At a subsequent face-to-face meeting in a local hotel, McElvaney was recorded on video as saying he was "only fooling" that he was looking for £10,000, however he went onto say he wanted "loads of money" if the project was a success, adding: "I am the conduit between your investment company and Monaghan County Council. And I am also the conduit between you and the people where you intend building".

McElvaney responded immediately before and after RTÉ's airing of its programme by claiming he knew it was a sting from the outset and that he was eager to play along.
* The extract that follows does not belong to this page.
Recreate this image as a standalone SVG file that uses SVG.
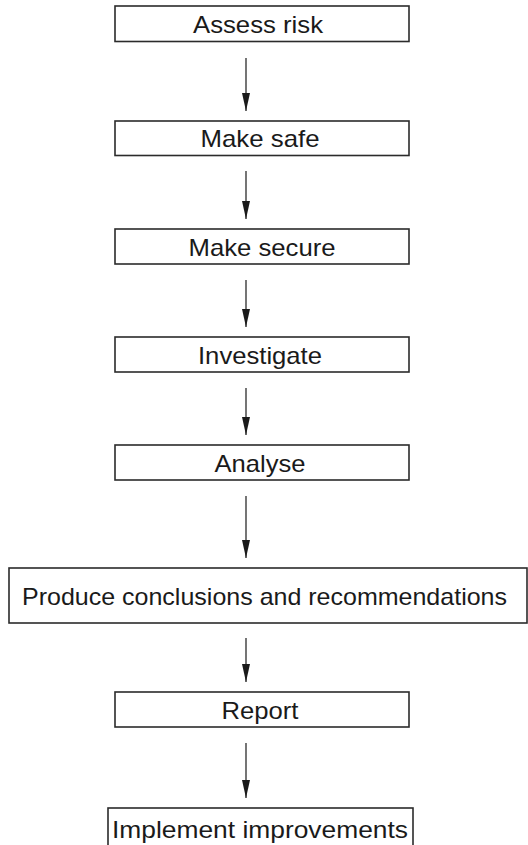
<svg xmlns="http://www.w3.org/2000/svg" width="528" height="845" viewBox="0 0 528 845">
<style>
.box{fill:#fff;stroke:#2b2b2b;stroke-width:1.6}
.lbl{font-family:"Liberation Sans",Arial,sans-serif;font-size:24px;fill:#1a1a1a;text-anchor:middle}
.conn{stroke:#1a1a1a;stroke-width:1.2;fill:none}
</style>
<defs>
<marker id="ah" markerWidth="18" markerHeight="8" refX="18" refY="4" orient="auto" markerUnits="userSpaceOnUse" viewBox="0 0 18 8">
<path d="M0,0 L18,4 L0,8 Z" fill="#1a1a1a"/>
</marker>
</defs>
<rect width="528" height="845" fill="#fff"/>
<g id="connectors">
<line class="conn" x1="246" y1="58" x2="246" y2="111" marker-end="url(#ah)"/>
<line class="conn" x1="246" y1="171" x2="246" y2="219" marker-end="url(#ah)"/>
<line class="conn" x1="246" y1="280" x2="246" y2="327" marker-end="url(#ah)"/>
<line class="conn" x1="246" y1="388" x2="246" y2="435" marker-end="url(#ah)"/>
<line class="conn" x1="246" y1="496" x2="246" y2="558" marker-end="url(#ah)"/>
<line class="conn" x1="246" y1="638" x2="246" y2="682" marker-end="url(#ah)"/>
<line class="conn" x1="246" y1="743" x2="246" y2="798" marker-end="url(#ah)"/>
</g>
<g id="n1"><rect class="box" x="115" y="6" width="294" height="35.5"/><text class="lbl" x="258" y="33" textLength="130" lengthAdjust="spacingAndGlyphs">Assess risk</text></g>
<g id="n2"><rect class="box" x="115" y="121" width="294" height="34.5"/><text class="lbl" x="260" y="147" textLength="119" lengthAdjust="spacingAndGlyphs">Make safe</text></g>
<g id="n3"><rect class="box" x="115" y="229" width="294" height="35"/><text class="lbl" x="262" y="256" textLength="147" lengthAdjust="spacingAndGlyphs">Make secure</text></g>
<g id="n4"><rect class="box" x="115" y="337" width="294" height="35"/><text class="lbl" x="260" y="364" textLength="124" lengthAdjust="spacingAndGlyphs">Investigate</text></g>
<g id="n5"><rect class="box" x="115" y="445" width="294" height="35"/><text class="lbl" x="260" y="472" textLength="91" lengthAdjust="spacingAndGlyphs">Analyse</text></g>
<g id="n6"><rect class="box" x="9" y="568" width="518" height="55"/><text class="lbl" x="264.5" y="605" textLength="485" lengthAdjust="spacingAndGlyphs">Produce conclusions and recommendations</text></g>
<g id="n7"><rect class="box" x="115" y="692" width="294" height="35"/><text class="lbl" x="260" y="719" textLength="77" lengthAdjust="spacingAndGlyphs">Report</text></g>
<g id="n8"><rect class="box" x="108" y="808" width="305" height="40"/><text class="lbl" x="260" y="838" textLength="296" lengthAdjust="spacingAndGlyphs">Implement improvements</text></g>
</svg>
He claimed he didn't immediately end the initial phone call because he wanted to expose whoever was behind the dirty tricks campaign against him.

His fellow councillors voted to oust him at a meeting arranged especially to respond to the programme but McElvaney refused to leave. A parody of the affair - combining McElvaney's words ("Money. Sterling. Money. Sterling". "I want loads of money"), hand gestures and body movements with the "Macarena" song - quickly went viral.

== Standards in Public Office investigation ==
In April 2018, the Standards in Public Office Commission (SIPO) announced that McElvaney would face an ethics hearing that September as part of its response to the programme, to determine if he had contravened provisions of the Local Government Act 2001 and the Code of Conduct for Councillors. McElvaney was the last of the three councillors called before the hearing. In March 2019, the Commission announced its results concerning the other two politicians featured on the programme.

In September 2019, the High Court in Dublin dismissed a judicial review launched by McElvaney in an effort to prevent the SIPO investigation from proceeding, citing the inability of his legal team to cross-examine the fictitious "Nina Carlson" regarding his claim of being entrapped by RTE. Trial judge Mr Justice Garrett Simons ruled that what the reporter said to McElvaney during their interactions were irrelevant, as it was accepted that what she said was fictitious. However, the response of the McElvaney to what was said, specifically if it "amounted to a request for remuneration or reward for anything to be done by virtue of his office as an elected member", was relevant to the SIPO investigation, thus the court dismissed the application in its entirety.

In January 2020, SIPO released a report
that concluded McElvaney had breached ethics laws and also failed to uphold the Code of Conduct for Councillors
during his interactions with the fictitious "Nina Carlson", specifically by using his position as county councillor to promote his private business interests in return for a financial reward. The report highlighted the significant fact that it was McElvaney himself who initiated the discussion of financial terms in return for his assistance to the fictitious investment company. Despite SIPO's findings, it subsequently emerged that it had no power to impose penalties on individuals who were found to have breached regulations.

==Tax default==
In March 2018, Revenue named McElvaney on its tax defaulter list after he under-declared a sum of €48,041.29 in taxes.

==Death==
McElvaney died at Cavan General Hospital on 1 October 2025.